Potent front, frozen ground might equal floods.
After the most-vigorous cold snap in nine years, the forecast for tomorrow reads as though it wandered in from April.
Temperatures are expected to soar into the 60s, and a thunderstorm isn't out of the question during the afternoon.
A powerful cold front will cross the region, setting off strong winds and heavy rains.
The National Weather Service has posted a flash-flood watch for the entire region, along with a high-wind watch for the Shore.
Rainfall totals of 1 to 2.5 inches are expected, and ordinarily those amounts wouldn't set off the watch alarms.
However, as result of that cold snap -- temperatures failed to reach 30 for five conseutive days, the first such stretch since January 2004, the ground below that top layer of mud is frozen.
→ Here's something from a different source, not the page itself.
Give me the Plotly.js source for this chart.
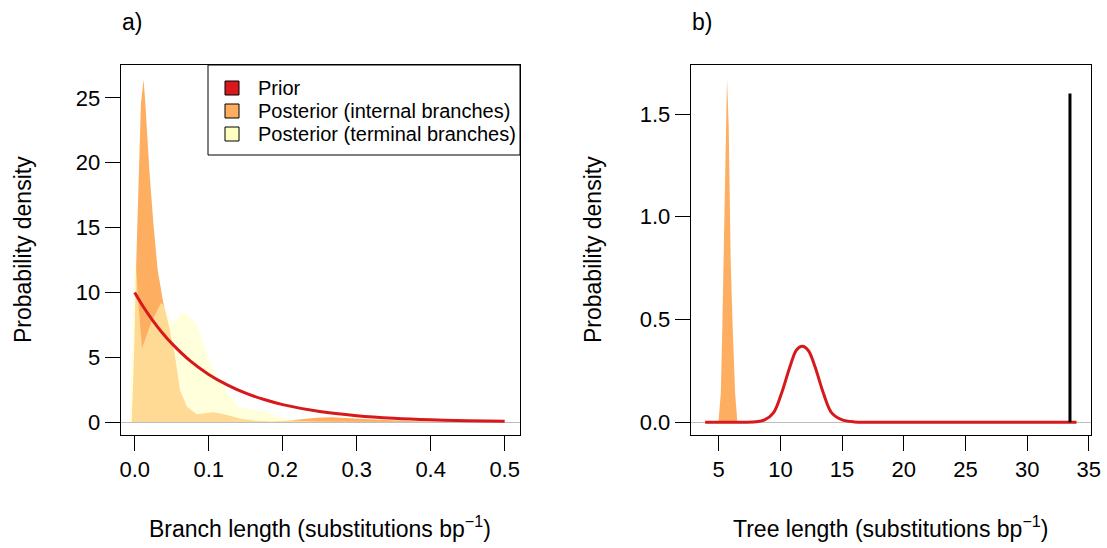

In addition. the trees are bare, and for now the foliage much of the foliage has lost its appetite.
Since the foliage won't be absorbing the rainwater, and the ground beneath the surface is rock-hard, that increases the potential for run-off.
The weather service says it's not anticipating major flooding along the rivers. However flash flooding of smaller streams is possible, and road-ponding is all but certain.
Behind the front, temperatures drop to near seasonal normals, with an outside chance of a touch of snow Friday and again Saturday night and early Sunday.